A very important thing about negotiation is who will negotiate on behalf of the company. This is of great importance for whether the company achieves its negotiating goals or not. It also matters whether you should be one or more parties representing the company. In addition, it is  equally important to understand who it is there, to represent the other party, during the negotiation. It affects which strategy, tactics, and technique to use. Before the negotiation begins, it is important that it is clarified between the parties and the company being represented whether a binding contract may be entered into on behalf of the company or whether the contract may only be negotiated.

Negotiation technique – summing up

To sum up, it is important when you are in a negotiation that you expect the unexpected, a negotiation can quickly take a different turn than you thought. That is why the impromptu negotiation is always part of any negotiation. An agenda is good and important, but things often develop in unexpected directions and therefore it is important to be well prepared so that you are equipped to solve what should come along the way and still steer the negotiation in a direction that is good for our company. Adapt to the situation and don’t mix emotions into it. Emotions are a difficult thing to control and you cannot know in advance what the other person is feeling and therefore it is better to build negotiation on argumentation and knowledge. And that is why it is important to be constructive, objective and factual to what happens in a negotiation.

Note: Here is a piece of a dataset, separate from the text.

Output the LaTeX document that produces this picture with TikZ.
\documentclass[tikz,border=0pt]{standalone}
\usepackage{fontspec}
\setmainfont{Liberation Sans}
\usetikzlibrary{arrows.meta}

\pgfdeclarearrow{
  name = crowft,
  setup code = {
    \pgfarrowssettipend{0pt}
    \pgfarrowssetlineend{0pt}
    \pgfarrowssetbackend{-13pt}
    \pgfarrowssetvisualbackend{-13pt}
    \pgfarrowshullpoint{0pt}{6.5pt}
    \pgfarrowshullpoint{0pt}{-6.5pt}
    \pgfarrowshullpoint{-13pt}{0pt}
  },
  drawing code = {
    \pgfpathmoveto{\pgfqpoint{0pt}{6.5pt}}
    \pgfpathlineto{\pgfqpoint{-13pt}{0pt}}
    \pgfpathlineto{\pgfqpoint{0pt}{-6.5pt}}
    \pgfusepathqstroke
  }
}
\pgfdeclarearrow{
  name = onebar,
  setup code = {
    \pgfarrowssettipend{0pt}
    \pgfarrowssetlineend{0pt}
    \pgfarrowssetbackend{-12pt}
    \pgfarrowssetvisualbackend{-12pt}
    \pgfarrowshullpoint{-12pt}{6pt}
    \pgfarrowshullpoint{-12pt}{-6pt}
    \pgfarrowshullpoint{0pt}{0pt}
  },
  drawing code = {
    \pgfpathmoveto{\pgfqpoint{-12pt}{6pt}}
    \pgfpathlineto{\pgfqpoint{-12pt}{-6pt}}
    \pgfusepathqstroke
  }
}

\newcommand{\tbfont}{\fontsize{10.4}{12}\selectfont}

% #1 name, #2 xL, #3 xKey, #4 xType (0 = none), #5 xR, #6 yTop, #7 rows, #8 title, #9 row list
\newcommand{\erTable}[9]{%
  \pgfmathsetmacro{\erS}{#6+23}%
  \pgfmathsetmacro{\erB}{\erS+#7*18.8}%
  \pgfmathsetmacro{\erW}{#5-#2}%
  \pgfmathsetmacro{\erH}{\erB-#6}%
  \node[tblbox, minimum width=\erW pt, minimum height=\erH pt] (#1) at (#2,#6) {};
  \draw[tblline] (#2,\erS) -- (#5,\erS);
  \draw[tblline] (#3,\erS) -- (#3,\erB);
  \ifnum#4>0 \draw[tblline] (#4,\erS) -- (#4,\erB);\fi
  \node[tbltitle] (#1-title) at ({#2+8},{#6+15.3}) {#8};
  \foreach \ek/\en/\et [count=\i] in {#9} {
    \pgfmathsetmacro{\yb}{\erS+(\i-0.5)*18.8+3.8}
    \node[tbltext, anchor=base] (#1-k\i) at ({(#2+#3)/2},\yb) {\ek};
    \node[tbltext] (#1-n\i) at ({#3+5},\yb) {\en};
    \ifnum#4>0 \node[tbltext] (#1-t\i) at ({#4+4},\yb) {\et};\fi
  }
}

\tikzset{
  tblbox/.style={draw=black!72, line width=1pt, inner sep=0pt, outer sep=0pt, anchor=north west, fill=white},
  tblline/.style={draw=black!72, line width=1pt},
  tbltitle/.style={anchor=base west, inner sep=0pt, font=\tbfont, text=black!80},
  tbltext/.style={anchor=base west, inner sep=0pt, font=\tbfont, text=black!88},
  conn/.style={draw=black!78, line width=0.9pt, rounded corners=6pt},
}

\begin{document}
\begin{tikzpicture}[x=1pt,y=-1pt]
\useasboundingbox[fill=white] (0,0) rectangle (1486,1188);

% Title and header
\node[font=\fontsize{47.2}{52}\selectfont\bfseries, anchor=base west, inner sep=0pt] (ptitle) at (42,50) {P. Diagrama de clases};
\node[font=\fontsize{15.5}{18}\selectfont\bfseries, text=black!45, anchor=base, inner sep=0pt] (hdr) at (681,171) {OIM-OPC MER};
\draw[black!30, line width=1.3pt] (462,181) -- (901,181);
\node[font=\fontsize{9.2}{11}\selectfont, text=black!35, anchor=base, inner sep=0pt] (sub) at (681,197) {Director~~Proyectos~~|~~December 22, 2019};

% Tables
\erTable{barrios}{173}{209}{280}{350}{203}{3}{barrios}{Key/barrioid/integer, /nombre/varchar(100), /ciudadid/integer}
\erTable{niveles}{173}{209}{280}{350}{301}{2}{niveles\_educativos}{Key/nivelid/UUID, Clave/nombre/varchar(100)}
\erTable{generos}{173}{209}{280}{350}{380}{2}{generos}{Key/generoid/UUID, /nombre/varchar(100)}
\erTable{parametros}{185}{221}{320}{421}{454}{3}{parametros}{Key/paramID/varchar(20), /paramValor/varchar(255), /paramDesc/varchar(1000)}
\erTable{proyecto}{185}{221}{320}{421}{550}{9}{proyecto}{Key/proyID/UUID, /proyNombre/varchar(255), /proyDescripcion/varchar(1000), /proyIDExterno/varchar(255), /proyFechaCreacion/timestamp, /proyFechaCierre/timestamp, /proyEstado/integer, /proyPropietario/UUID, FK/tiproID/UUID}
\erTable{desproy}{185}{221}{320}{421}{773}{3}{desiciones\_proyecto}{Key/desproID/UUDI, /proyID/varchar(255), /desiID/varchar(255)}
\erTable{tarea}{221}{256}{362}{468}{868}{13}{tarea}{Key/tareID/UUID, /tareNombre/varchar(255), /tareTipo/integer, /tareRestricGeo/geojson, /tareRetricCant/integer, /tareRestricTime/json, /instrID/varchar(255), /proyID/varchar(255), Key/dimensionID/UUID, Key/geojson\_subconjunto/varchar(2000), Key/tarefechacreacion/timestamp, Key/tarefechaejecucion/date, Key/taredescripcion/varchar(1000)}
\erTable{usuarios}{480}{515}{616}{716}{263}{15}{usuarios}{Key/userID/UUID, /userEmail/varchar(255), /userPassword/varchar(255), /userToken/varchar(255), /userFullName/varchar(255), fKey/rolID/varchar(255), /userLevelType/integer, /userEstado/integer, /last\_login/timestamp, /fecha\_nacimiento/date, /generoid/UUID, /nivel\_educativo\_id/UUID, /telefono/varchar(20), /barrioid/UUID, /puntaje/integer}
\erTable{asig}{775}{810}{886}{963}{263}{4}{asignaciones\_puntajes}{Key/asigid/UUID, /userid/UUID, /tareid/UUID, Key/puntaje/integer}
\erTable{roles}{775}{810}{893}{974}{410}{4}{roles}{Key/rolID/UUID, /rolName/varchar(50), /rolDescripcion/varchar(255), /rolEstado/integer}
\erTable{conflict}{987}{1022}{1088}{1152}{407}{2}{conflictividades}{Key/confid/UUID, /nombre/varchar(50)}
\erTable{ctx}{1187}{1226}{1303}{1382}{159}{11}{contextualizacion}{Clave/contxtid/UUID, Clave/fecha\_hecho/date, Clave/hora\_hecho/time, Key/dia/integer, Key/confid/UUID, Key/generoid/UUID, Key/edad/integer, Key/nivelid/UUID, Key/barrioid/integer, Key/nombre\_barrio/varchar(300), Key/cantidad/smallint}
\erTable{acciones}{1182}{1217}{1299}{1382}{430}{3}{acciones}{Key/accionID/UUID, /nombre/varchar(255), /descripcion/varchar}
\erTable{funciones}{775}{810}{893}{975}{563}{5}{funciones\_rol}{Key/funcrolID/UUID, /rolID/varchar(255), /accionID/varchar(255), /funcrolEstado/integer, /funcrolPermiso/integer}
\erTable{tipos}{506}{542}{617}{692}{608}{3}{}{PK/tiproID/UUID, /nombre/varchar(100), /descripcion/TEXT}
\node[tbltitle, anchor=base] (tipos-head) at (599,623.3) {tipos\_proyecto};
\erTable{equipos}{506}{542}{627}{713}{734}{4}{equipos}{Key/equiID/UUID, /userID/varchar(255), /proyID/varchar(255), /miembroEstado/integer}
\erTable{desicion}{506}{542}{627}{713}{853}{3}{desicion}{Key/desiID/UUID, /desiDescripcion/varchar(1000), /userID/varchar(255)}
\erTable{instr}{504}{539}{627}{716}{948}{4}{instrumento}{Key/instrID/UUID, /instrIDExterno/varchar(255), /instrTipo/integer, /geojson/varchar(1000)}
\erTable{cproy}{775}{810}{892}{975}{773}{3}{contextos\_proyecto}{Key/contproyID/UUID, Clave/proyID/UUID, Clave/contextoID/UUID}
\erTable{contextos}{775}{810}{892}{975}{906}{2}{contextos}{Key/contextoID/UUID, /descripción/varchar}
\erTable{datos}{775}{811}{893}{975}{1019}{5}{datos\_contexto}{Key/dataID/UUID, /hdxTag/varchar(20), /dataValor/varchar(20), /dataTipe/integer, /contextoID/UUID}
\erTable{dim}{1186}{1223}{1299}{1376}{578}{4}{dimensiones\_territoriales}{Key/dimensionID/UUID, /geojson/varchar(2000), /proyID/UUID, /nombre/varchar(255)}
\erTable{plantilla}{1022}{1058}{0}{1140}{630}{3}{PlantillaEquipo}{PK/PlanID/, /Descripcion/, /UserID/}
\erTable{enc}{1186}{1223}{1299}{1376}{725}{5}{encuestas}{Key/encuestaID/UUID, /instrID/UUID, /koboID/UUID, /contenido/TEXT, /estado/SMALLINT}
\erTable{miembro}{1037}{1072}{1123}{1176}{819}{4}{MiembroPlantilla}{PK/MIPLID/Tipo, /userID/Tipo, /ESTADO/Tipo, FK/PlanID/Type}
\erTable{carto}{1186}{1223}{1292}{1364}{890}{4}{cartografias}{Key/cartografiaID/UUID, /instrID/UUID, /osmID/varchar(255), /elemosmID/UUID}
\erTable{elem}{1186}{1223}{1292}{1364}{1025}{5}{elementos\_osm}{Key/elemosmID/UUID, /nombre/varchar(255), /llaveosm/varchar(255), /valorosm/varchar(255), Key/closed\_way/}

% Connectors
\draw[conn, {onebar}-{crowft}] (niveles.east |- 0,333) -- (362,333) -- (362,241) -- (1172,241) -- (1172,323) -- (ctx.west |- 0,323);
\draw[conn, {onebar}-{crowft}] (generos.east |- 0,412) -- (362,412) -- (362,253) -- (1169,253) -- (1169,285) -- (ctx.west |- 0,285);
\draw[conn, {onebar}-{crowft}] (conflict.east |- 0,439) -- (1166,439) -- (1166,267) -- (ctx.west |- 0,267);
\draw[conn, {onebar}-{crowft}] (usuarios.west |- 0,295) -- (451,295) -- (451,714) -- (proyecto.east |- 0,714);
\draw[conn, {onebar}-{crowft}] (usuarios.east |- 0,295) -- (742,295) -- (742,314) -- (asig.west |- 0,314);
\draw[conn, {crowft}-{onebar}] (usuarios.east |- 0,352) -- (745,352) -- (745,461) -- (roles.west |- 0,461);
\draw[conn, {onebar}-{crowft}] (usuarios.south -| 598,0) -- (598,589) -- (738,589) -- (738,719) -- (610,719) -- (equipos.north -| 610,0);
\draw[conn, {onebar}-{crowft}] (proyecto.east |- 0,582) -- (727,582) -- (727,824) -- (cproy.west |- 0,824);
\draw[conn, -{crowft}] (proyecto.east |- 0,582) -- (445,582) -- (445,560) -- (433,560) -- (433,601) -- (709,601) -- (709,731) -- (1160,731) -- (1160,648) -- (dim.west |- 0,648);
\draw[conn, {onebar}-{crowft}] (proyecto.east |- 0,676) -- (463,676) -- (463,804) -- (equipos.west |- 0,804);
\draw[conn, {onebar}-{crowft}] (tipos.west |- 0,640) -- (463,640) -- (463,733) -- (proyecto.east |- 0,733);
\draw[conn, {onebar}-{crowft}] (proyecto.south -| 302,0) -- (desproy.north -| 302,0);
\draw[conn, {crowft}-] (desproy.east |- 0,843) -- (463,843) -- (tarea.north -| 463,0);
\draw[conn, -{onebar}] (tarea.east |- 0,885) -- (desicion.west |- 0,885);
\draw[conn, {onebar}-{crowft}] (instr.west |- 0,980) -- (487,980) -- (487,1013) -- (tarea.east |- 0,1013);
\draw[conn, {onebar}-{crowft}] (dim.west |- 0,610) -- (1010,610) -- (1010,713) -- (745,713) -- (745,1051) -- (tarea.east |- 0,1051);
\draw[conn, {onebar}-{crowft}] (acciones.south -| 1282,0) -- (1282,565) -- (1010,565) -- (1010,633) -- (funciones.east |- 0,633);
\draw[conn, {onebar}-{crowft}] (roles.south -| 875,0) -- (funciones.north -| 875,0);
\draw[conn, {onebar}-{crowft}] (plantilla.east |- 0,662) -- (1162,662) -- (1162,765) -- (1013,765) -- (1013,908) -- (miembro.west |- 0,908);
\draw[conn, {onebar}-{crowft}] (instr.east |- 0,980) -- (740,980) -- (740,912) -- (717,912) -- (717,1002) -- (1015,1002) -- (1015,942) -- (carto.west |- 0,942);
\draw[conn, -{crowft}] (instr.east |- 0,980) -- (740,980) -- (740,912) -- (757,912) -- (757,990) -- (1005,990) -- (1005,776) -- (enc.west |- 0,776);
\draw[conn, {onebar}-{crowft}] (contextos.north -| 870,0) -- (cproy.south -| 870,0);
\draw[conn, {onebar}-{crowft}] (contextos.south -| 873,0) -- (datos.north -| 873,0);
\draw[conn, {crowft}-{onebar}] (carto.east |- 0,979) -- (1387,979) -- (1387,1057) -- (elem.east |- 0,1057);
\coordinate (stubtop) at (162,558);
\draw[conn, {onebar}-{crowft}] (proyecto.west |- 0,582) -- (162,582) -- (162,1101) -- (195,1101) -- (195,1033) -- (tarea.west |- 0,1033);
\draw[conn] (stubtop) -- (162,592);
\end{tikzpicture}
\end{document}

  • Be prepared and strategize your negotiations.
  • You must prioritize your wishes so that you get the topics that are most important to you high on the agenda and less important topics, you may want to give up if you cannot get them fulfilled. They can be divided into “Must haves”, “Nice to haves” and “win-win”
  • Don’t be locked in beforehand, but still stick to certain basic principles.
  • Remember to listen, because listening is confidence-building and provides important information that you should use as arguments for your own views.
  • Expect the unexpected.
  • An agenda is good and important, but things often develop in unexpected directions.
  • Adapt to the situation and don’t mix emotions into it.
  • Instead, deal constructively, objectively, and factual with the unexpected.